The Banko teapot, on the left, is a work by Mori Iroku 森伊呂久. Its distinguishing features are its precision shaping, fine cord markings and “diamond” cuts: Iroku’s trademarks. This design gives it a texture that also delights the fingertips, to the point that one may find one’s hands lingering on it. I have to say that at first, aesthetically, this teapot was not the one that caught my eye, but as soon as I picked it up, and then even more once I had used it, I fell under its spell.
The tea used for the test was the (handpicked) Kôshun cultivar tea from Fuji by Mr. Akiyama. Kôshun is a very classical variety, astringent with a very special, original, spicy floral fragrance.
The parameters were the same: 80 ml (1/4 cup) of water at around 80°C (176°F), 5 g (1.5 tsp) of leaves, 1 minute of infusion.
It is only my opinion, but after trying the six teapots and three types of tea, it seemed to me that the Banko ware gave the liquor volume, body. The flavours were unified and rounded, more mellow and light, with little astringency. The Tokoname ware brought out the details; the flavours appeared one after the next. It was like the liquor had been placed under a magnifying glass. Everything was easy to see, both qualities and also defects. The tea was stronger, and astringency appeared more easily. (However, I am NOT saying that brewing tea in Tokoname ware will necessarily make it astringent.)

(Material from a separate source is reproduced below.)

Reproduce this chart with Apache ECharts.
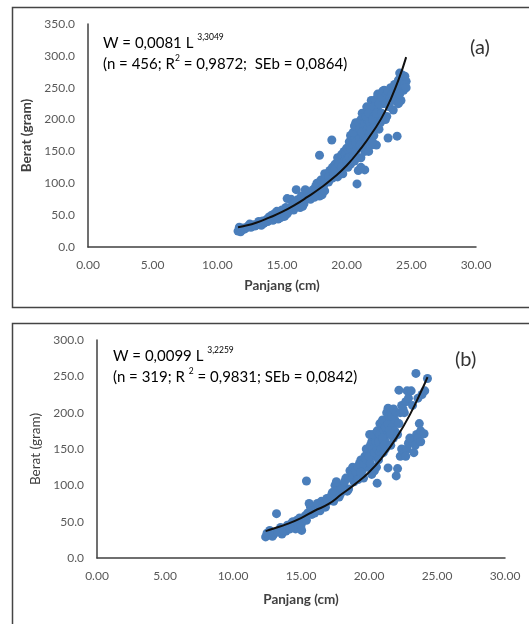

Thus, it is impossible to say which is better than the other. The effects, or rather the nuances, are different. It is a question of the mood at the time. It might also be the case that, owing to its tendency to make teas more round, Banko ware would be very good with astringent teas, or, inversely, with very mellow teas, such as gyokuro, to bring out the sweetness even more.
Nonetheless, it is important not to fall into a kind of mysticism with respect to teapots. Their contributions remain on the level of nuances. Even though such nuances can be decisive in the end, the best teapot in the world will never replace high-quality tea, the right water and a minimum of brewing technique. As I am writing this article, I am tasting the Kôshun infused in the teapot by Iroku again, made this time with a little less leaves and water at around 70°C (158°F), but brewed for the same length of time: 1 minute. It is a real treat, one that the testing conditions could not produce.
The great charm of these teapots, which are made one by one by skilled artisans, lies above all in their aesthetic qualities. Their finishing is inimitable, their texture fine, and this beauty has a direct effect on the pleasure produced by the tea.
Moreover, it is important to fall under the spell of an object like one of these because I am convinced that a poor teapot cannot make one fall in love with its beauty.
Whether Tokoname or Banko, all of the teapots that charmed me and produced immense satisfaction when I used them had one thing in common: the texture. Touching them gives great pleasure.
Finally, I will go slightly off topic to clarify one point: having been turned on a wheel is not necessarily synonymous with being of better quality than having been made using a mold (ikomi 鋳込み). There are excellent molded kyûsus and mediocre turned teapots. Moreover, the mold is used only to make the body, whereas the spout, filter, handle and cover all remain handmade.
Perhaps there is only a difference in status between the two types of methods: an art vs. craft difference.